The spatial extent and global volume of the different cryospheric components are summarized in Table 1.1. Collectively, seasonally frozen ground and permafrost have the largest areal extent. As an approximation, the maximum extent of seasonally frozen ground (which includes the active layer over permafrost) is about 51% of the land area of the northern hemisphere. Snowcovers approximately 49% of the northern hemisphere land surface in mid-winter. By contrast, permanent ice in the form of glaciers and ice caps covers less than 1% of the land surface. In terms of global ice volume in the northern hemisphere, the Greenland ice sheet dominates and only a tiny fraction of ice is contained within the ice caps and glaciers of Canada, Alaska, Svalbard, Scandinavia and Russia.

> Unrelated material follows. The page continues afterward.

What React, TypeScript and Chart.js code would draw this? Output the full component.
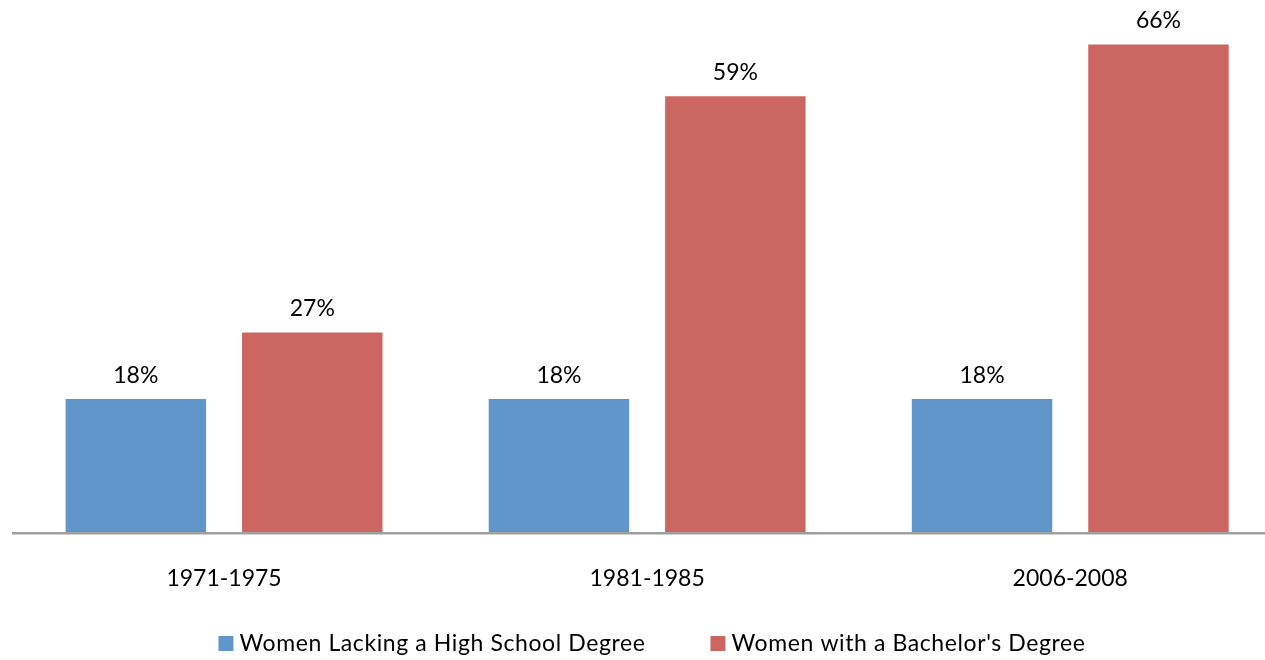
import { useEffect, useRef } from "react";
import { Chart, registerables } from "chart.js";

Chart.register(...registerables);

// Share of births, by mother's education and period
const periods = ["1971-1975", "1981-1985", "2006-2008"];
const lackingHighSchool = [18, 18, 18];
const withBachelors = [27, 59, 66];
const seriesNames = [
  "Women Lacking a High School Degree",
  "Women with a Bachelor's Degree",
];
const seriesColors = ["#6196CA", "#CC6660"];
const yMax = 70;

const FONT = '23px Lato, "Open Sans", sans-serif';
const CANVAS_W = 1290;
const CANVAS_H = 660;

// Axis line, value labels, category labels and legend drawn on top of the bars
const annotate = {
  id: "annotate",
  afterDatasetsDraw(chart: any) {
    const { ctx, chartArea } = chart;
    const xScale = chart.scales.x;
    ctx.save();

    // baseline axis
    ctx.strokeStyle = "#A0A0A0";
    ctx.lineWidth = 2.5;
    ctx.beginPath();
    ctx.moveTo(chartArea.left - 0.5, chartArea.bottom + 1.25);
    ctx.lineTo(chart.width, chartArea.bottom + 1.25);
    ctx.stroke();

    ctx.font = FONT;
    ctx.fillStyle = "#000";
    ctx.textAlign = "center";
    ctx.textBaseline = "alphabetic";

    // value labels above each bar
    chart.data.datasets.forEach((ds: any, i: number) => {
      const meta = chart.getDatasetMeta(i);
      meta.data.forEach((bar: any, j: number) => {
        ctx.fillText(`${ds.data[j]}%`, bar.x, bar.y - 16.5);
      });
    });

    // category labels
    periods.forEach((label, i) => {
      ctx.fillText(label, xScale.getPixelForValue(i), chartArea.bottom + 54);
    });

    // legend
    (ctx as any).letterSpacing = "0.6px";
    const box = 15;
    const boxGap = 6;
    const itemGap = 65;
    const widths = seriesNames.map((n) => ctx.measureText(n).width);
    const total =
      widths.reduce((a: number, w: number) => a + w + box + boxGap, 0) +
      itemGap * (seriesNames.length - 1);
    let x = 652 - total / 2;
    const baseline = 650.5;
    ctx.textAlign = "left";
    seriesNames.forEach((name, i) => {
      ctx.fillStyle = seriesColors[i];
      ctx.fillRect(x, baseline - 14.5, box, box);
      ctx.fillStyle = "#000";
      ctx.fillText(name, x + box + boxGap, baseline);
      x += box + boxGap + widths[i] + itemGap;
    });

    ctx.restore();
  },
};

export default function App() {
  const canvasRef = useRef<HTMLCanvasElement | null>(null);

  useEffect(() => {
    const canvas = canvasRef.current;
    if (!canvas) return;
    const chart = new Chart(canvas, {
      type: "bar",
      data: {
        labels: periods,
        datasets: [
          {
            label: seriesNames[0],
            data: lackingHighSchool,
            backgroundColor: seriesColors[0],
            borderWidth: 0,
            categoryPercentage: 0.834,
            barPercentage: 0.796,
          },
          {
            label: seriesNames[1],
            data: withBachelors,
            backgroundColor: seriesColors[1],
            borderWidth: 0,
            categoryPercentage: 0.834,
            barPercentage: 0.796,
          },
        ],
      },
      options: {
        responsive: false,
        animation: false,
        devicePixelRatio: 1,
        layout: {
          padding: { left: 12.5, right: CANVAS_W - 1281.8, top: 15, bottom: 128 },
        },
        scales: {
          x: { display: false },
          y: { display: false, min: 0, max: yMax },
        },
        plugins: {
          legend: { display: false },
          tooltip: { enabled: false },
        },
      },
      plugins: [annotate],
    });
    return () => chart.destroy();
  }, []);

  return (
    <div
      style={{
        position: "fixed",
        left: 0,
        top: 0,
        width: 1265,
        height: 660,
        overflow: "hidden",
        background: "#fff",
      }}
    >
      <canvas
        ref={canvasRef}
        width={CANVAS_W}
        height={CANVAS_H}
        style={{ display: "block", width: CANVAS_W, height: CANVAS_H }}
      />
    </div>
  );
}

To the lay person, possibly the most visible changes that are occurring relate to the worldwide shrinkage of glaciers and ice sheets. Observations of glacier length go far back in time, with written reports from travellers and explorers as early as AD 1600. In Canada, the recent shrinkage of the Athabasca Glacier in the Canadian Rockies (see Figure 15.2) in the last 30 years is highly visible to every tourist who travels the Icefields Highway from Banff to Jasper. When global data from numerous locations in both northern and southern hemispheres are compiled, there is general agreement that glaciers started to seriously retreat after AD 1850. This trend has continued well into the second half of the twentieth century, but with significant local, regional and high-frequency variability. For example, there was a slight slow-down in glacier retreat between 1970 and 1990. However, precipitation-driven growth and advances of glaciers in western Scandinavia and New Zealand occurred during the late 1990s (Chinn et al., 2005).

A different way of looking at the retreat of glaciers and ice sheets is to examine the mass balance at the surface of a glacier (i.e. the gain or loss of snow and ice over the annual hydrological cycle). This is determined largely by climate. Therefore, climate change will affect not only the magnitude of snow accumulation and ablation, but also the length of the mass balance seasons. Unfortunately, records are biased towards logistically and morphologically accessible glaciers. Nevertheless, data from over 300 individual glaciers clearly suggest that glacier wastage in the late twentieth century is essentially a response to post-1970 global warming (Greene, 2005).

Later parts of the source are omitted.